The problem
Write out the full listing exactly as given, minus the images.

Dataset extract
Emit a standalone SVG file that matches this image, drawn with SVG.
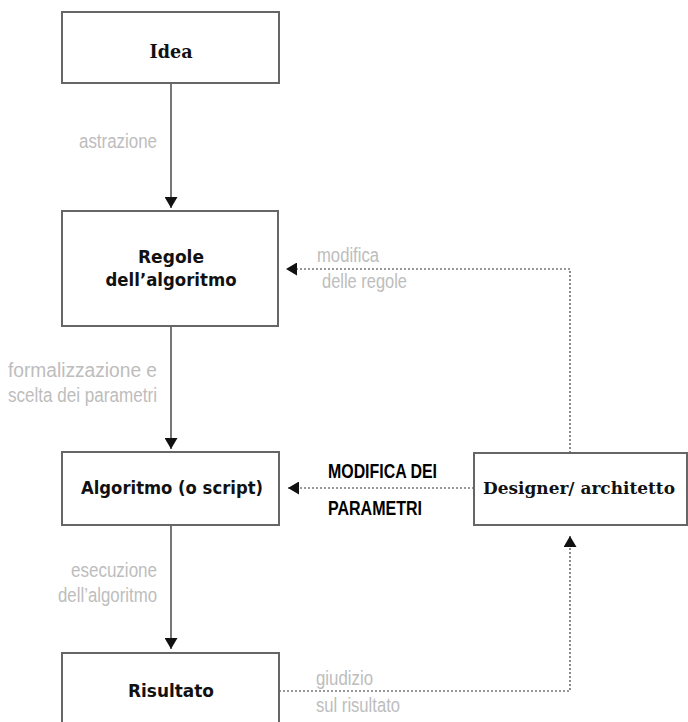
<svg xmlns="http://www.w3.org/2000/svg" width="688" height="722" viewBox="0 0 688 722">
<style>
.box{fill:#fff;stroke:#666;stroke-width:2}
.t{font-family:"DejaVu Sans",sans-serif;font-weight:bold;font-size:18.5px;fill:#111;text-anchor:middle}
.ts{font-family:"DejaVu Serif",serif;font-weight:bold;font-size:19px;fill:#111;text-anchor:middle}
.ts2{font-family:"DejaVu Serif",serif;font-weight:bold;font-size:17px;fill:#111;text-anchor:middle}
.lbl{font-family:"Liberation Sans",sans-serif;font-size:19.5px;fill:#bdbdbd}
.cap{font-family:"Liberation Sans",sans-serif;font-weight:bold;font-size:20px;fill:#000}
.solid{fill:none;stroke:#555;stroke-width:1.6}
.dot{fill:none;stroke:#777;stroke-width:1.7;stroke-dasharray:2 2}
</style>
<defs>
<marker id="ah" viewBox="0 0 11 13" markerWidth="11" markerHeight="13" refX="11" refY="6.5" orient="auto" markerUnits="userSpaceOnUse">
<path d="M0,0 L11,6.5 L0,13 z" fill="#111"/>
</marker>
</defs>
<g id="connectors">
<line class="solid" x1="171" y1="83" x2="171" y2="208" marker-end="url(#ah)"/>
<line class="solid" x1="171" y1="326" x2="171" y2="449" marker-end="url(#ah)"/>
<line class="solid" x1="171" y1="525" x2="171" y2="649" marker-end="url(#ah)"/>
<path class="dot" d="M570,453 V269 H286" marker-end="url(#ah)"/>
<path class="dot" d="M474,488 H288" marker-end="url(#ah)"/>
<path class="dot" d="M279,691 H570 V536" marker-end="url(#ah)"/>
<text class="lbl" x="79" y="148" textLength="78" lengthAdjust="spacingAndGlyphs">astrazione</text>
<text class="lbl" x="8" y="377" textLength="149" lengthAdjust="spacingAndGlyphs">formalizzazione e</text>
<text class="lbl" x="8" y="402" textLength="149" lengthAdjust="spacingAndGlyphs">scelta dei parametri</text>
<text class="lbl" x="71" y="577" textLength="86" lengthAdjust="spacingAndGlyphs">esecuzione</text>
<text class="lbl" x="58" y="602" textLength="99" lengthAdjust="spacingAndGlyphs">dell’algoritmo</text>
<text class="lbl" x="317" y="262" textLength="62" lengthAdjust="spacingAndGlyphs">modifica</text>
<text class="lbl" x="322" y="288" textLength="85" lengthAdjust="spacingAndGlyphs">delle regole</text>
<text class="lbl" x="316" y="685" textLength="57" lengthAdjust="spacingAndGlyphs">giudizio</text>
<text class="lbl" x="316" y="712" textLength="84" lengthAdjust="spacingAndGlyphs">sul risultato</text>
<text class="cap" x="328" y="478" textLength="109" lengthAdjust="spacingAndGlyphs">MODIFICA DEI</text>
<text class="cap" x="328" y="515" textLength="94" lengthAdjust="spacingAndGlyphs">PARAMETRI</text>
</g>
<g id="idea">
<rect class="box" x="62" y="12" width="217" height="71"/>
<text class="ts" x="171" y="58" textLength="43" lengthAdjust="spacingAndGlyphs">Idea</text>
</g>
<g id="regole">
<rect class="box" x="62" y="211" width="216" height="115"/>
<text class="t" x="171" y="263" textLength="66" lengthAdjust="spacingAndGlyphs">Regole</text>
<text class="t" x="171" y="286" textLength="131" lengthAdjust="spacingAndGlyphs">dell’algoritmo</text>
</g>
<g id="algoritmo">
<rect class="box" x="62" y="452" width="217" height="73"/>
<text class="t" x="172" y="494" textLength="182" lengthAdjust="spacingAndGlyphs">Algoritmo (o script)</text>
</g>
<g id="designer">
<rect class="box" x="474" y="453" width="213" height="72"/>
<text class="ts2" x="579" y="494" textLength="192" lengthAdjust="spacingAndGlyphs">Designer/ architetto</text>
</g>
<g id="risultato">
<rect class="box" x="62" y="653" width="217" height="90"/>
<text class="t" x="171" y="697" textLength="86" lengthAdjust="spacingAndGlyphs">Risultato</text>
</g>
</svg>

Worked answer
Emit a standalone SVG file that matches this image, drawn with SVG.
<svg xmlns="http://www.w3.org/2000/svg" width="688" height="722" viewBox="0 0 688 722">
<style>
.box{fill:#fff;stroke:#666;stroke-width:2}
.t{font-family:"DejaVu Sans",sans-serif;font-weight:bold;font-size:18.5px;fill:#111;text-anchor:middle}
.ts{font-family:"DejaVu Serif",serif;font-weight:bold;font-size:19px;fill:#111;text-anchor:middle}
.ts2{font-family:"DejaVu Serif",serif;font-weight:bold;font-size:17px;fill:#111;text-anchor:middle}
.lbl{font-family:"Liberation Sans",sans-serif;font-size:19.5px;fill:#bdbdbd}
.cap{font-family:"Liberation Sans",sans-serif;font-weight:bold;font-size:20px;fill:#000}
.solid{fill:none;stroke:#555;stroke-width:1.6}
.dot{fill:none;stroke:#777;stroke-width:1.7;stroke-dasharray:2 2}
</style>
<defs>
<marker id="ah" viewBox="0 0 11 13" markerWidth="11" markerHeight="13" refX="11" refY="6.5" orient="auto" markerUnits="userSpaceOnUse">
<path d="M0,0 L11,6.5 L0,13 z" fill="#111"/>
</marker>
</defs>
<g id="connectors">
<line class="solid" x1="171" y1="83" x2="171" y2="208" marker-end="url(#ah)"/>
<line class="solid" x1="171" y1="326" x2="171" y2="449" marker-end="url(#ah)"/>
<line class="solid" x1="171" y1="525" x2="171" y2="649" marker-end="url(#ah)"/>
<path class="dot" d="M570,453 V269 H286" marker-end="url(#ah)"/>
<path class="dot" d="M474,488 H288" marker-end="url(#ah)"/>
<path class="dot" d="M279,691 H570 V536" marker-end="url(#ah)"/>
<text class="lbl" x="79" y="148" textLength="78" lengthAdjust="spacingAndGlyphs">astrazione</text>
<text class="lbl" x="8" y="377" textLength="149" lengthAdjust="spacingAndGlyphs">formalizzazione e</text>
<text class="lbl" x="8" y="402" textLength="149" lengthAdjust="spacingAndGlyphs">scelta dei parametri</text>
<text class="lbl" x="71" y="577" textLength="86" lengthAdjust="spacingAndGlyphs">esecuzione</text>
<text class="lbl" x="58" y="602" textLength="99" lengthAdjust="spacingAndGlyphs">dell’algoritmo</text>
<text class="lbl" x="317" y="262" textLength="62" lengthAdjust="spacingAndGlyphs">modifica</text>
<text class="lbl" x="322" y="288" textLength="85" lengthAdjust="spacingAndGlyphs">delle regole</text>
<text class="lbl" x="316" y="685" textLength="57" lengthAdjust="spacingAndGlyphs">giudizio</text>
<text class="lbl" x="316" y="712" textLength="84" lengthAdjust="spacingAndGlyphs">sul risultato</text>
<text class="cap" x="328" y="478" textLength="109" lengthAdjust="spacingAndGlyphs">MODIFICA DEI</text>
<text class="cap" x="328" y="515" textLength="94" lengthAdjust="spacingAndGlyphs">PARAMETRI</text>
</g>
<g id="idea">
<rect class="box" x="62" y="12" width="217" height="71"/>
<text class="ts" x="171" y="58" textLength="43" lengthAdjust="spacingAndGlyphs">Idea</text>
</g>
<g id="regole">
<rect class="box" x="62" y="211" width="216" height="115"/>
<text class="t" x="171" y="263" textLength="66" lengthAdjust="spacingAndGlyphs">Regole</text>
<text class="t" x="171" y="286" textLength="131" lengthAdjust="spacingAndGlyphs">dell’algoritmo</text>
</g>
<g id="algoritmo">
<rect class="box" x="62" y="452" width="217" height="73"/>
<text class="t" x="172" y="494" textLength="182" lengthAdjust="spacingAndGlyphs">Algoritmo (o script)</text>
</g>
<g id="designer">
<rect class="box" x="474" y="453" width="213" height="72"/>
<text class="ts2" x="579" y="494" textLength="192" lengthAdjust="spacingAndGlyphs">Designer/ architetto</text>
</g>
<g id="risultato">
<rect class="box" x="62" y="653" width="217" height="90"/>
<text class="t" x="171" y="697" textLength="86" lengthAdjust="spacingAndGlyphs">Risultato</text>
</g>
</svg>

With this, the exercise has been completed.